As we turn the conversation from her own identity to the deeper questions of indigenous rights and law, Behrendt sports an acute academic dexterity and radiates the sensitivity of a life lived in the tensile gap between worlds. She envisages a fresh future in the auspice of an Australian Republic where the stories of the past become an ossified part of our constitution; where story is weaved into a constitution in touch with the diversity of Indigenous Australia. “People need to see the move to Republic as not just a simple legal change that changes the head of state and a few words in the constitution… but we really need to take it as a national building exercise and as an opportunity to make a more inclusive Australia.” It’s not until the policy-making of Australian governments matures from an impoverished dialogue between white and indigenous Australia, and see indigeneity as an intimate part of our history. The personal substance of Behrendt’s testimony naturally demands the respect that surpasses the clanging cymbals of political correctness and rhetoric.

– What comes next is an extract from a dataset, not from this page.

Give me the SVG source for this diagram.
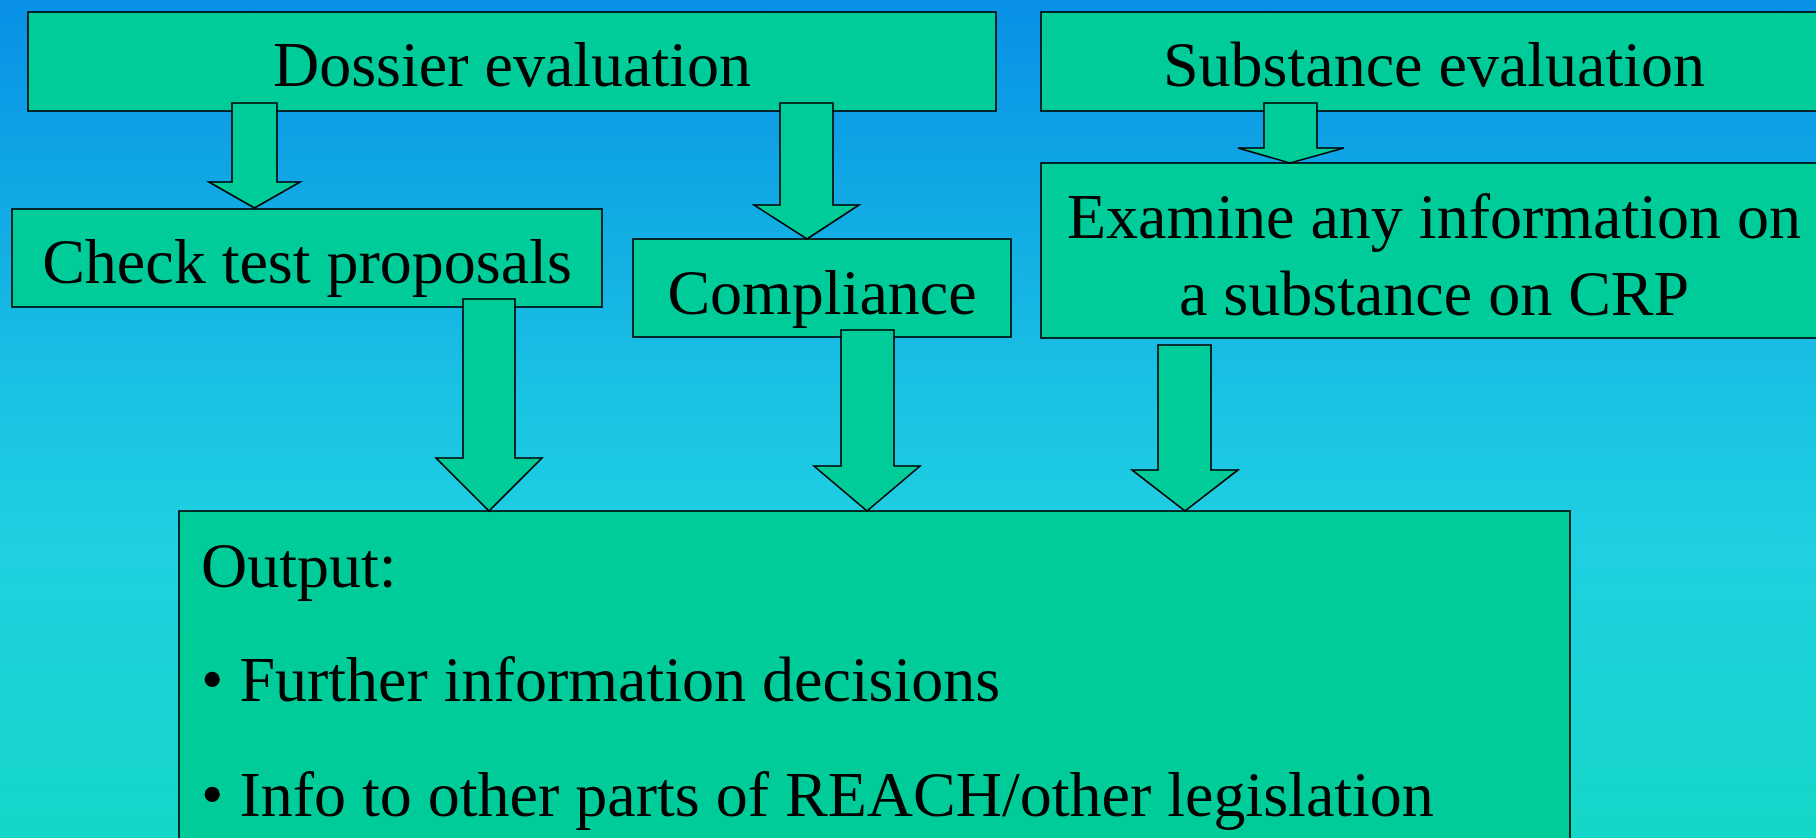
<svg xmlns="http://www.w3.org/2000/svg" width="1816" height="838" viewBox="0 0 1816 838">
<defs>
<linearGradient id="bg" x1="0" y1="0" x2="0" y2="1">
<stop offset="0" stop-color="#0890E6"/>
<stop offset="0.48" stop-color="#1AC3E3"/>
<stop offset="0.65" stop-color="#1FD0E2"/>
<stop offset="1" stop-color="#14D7C7"/>
</linearGradient>
<style>
.box{fill:#00CC99;stroke:#000;stroke-width:1.6}
.arr{fill:#00CC99;stroke:#000;stroke-width:1.6;stroke-linejoin:miter}
.t{font-family:"Liberation Serif","Times New Roman",serif;font-size:64px;fill:#000}
.c{text-anchor:middle}
</style>
</defs>
<rect x="0" y="0" width="1816" height="838" fill="url(#bg)"/>
<g id="dossier">
<rect class="box" x="28" y="12" width="968" height="99"/>
<text class="t c" x="512" y="86">Dossier evaluation</text>
</g>
<g id="substance">
<rect class="box" x="1041" y="12" width="790" height="99"/>
<text class="t c" x="1434" y="86">Substance evaluation</text>
</g>
<g id="check">
<rect class="box" x="12" y="209" width="590" height="98"/>
<text class="t c" x="307" y="283">Check test proposals</text>
</g>
<g id="compliance">
<rect class="box" x="633" y="239" width="378" height="98"/>
<text class="t c" x="822" y="314">Compliance</text>
</g>
<g id="examine">
<rect class="box" x="1041" y="163" width="790" height="175"/>
<text class="t c" x="1434" y="238">Examine any information on</text>
<text class="t c" x="1434" y="315">a substance on CRP</text>
</g>
<g id="output">
<rect class="box" x="179" y="511" width="1391" height="340"/>
<text class="t" x="201" y="587">Output:</text>
<text class="t" x="201" y="701">• Further information decisions</text>
<text class="t" x="201" y="816">• Info to other parts of REACH/other legislation</text>
</g>
<g id="connectors">
<polygon class="arr" points="232,103 277,103 277,182 300,182 254.5,208 209,182 232,182"/>
<polygon class="arr" points="780,103 833,103 833,205 859,205 807,239 754,205 780,205"/>
<polygon class="arr" points="1264,103 1317,103 1317,148 1344,148 1290,163 1238,148 1264,148"/>
<polygon class="arr" points="463,299 515,299 515,458 542,458 489,511 436,458 463,458"/>
<polygon class="arr" points="841,330 894,330 894,466 920,466 867,511 814,466 841,466"/>
<polygon class="arr" points="1158,345 1211,345 1211,470 1238,470 1185,511 1132,470 1158,470"/>
</g>
</svg>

In light of the rigorous political and community-based career she has pursued, it is easy to see why Behrendt was donned the National Aboriginal and Islander Day Observance Committee Indigenous Person of The Year for 2009. It seems that her views have touched a deeper place in the indigenous community, which stands as a testament to her natural strength as both an indigenous women and, social justice lawyer. She maintains hope, and the tenacity to strive for a form of justice rare in our society’s constant pursuit of the quick-fix pragmatism which has failed its indigenous people and redressing the injustices of the Stolen Generations. “It has been incredibly disheartening to see that now, despite the apology and despite the endorsement of the declaration on the rights of indigenous people, policies haven’t changed at all and that this government has been as tenacious about hanging onto the policies of the last government,” asserts Behrendt.

Behrendt’s next novel Legacy is coming out this October, and takes a sympathetic view of the rights movement in Australia as our next step in developing a system that has caught up with other developed nations with inbuilt Human Rights and moved beyond the horrors of the past and the current atrocities of the Northern Territory Intervention.

“Legacy’s a very different book, it really focuses on a relationship between a father and daughter - one in the rights movement and middle class educated daughter. It tries to look at the legacy of the civil rights movement and to counter those statements that people make so flippantly that rights movements haven’t worked… I think there will be a time when Australians will be comfortable with a leader who has a fairly strong social justice stance,” says Behrendt.

Legacy is released on the 26th of October.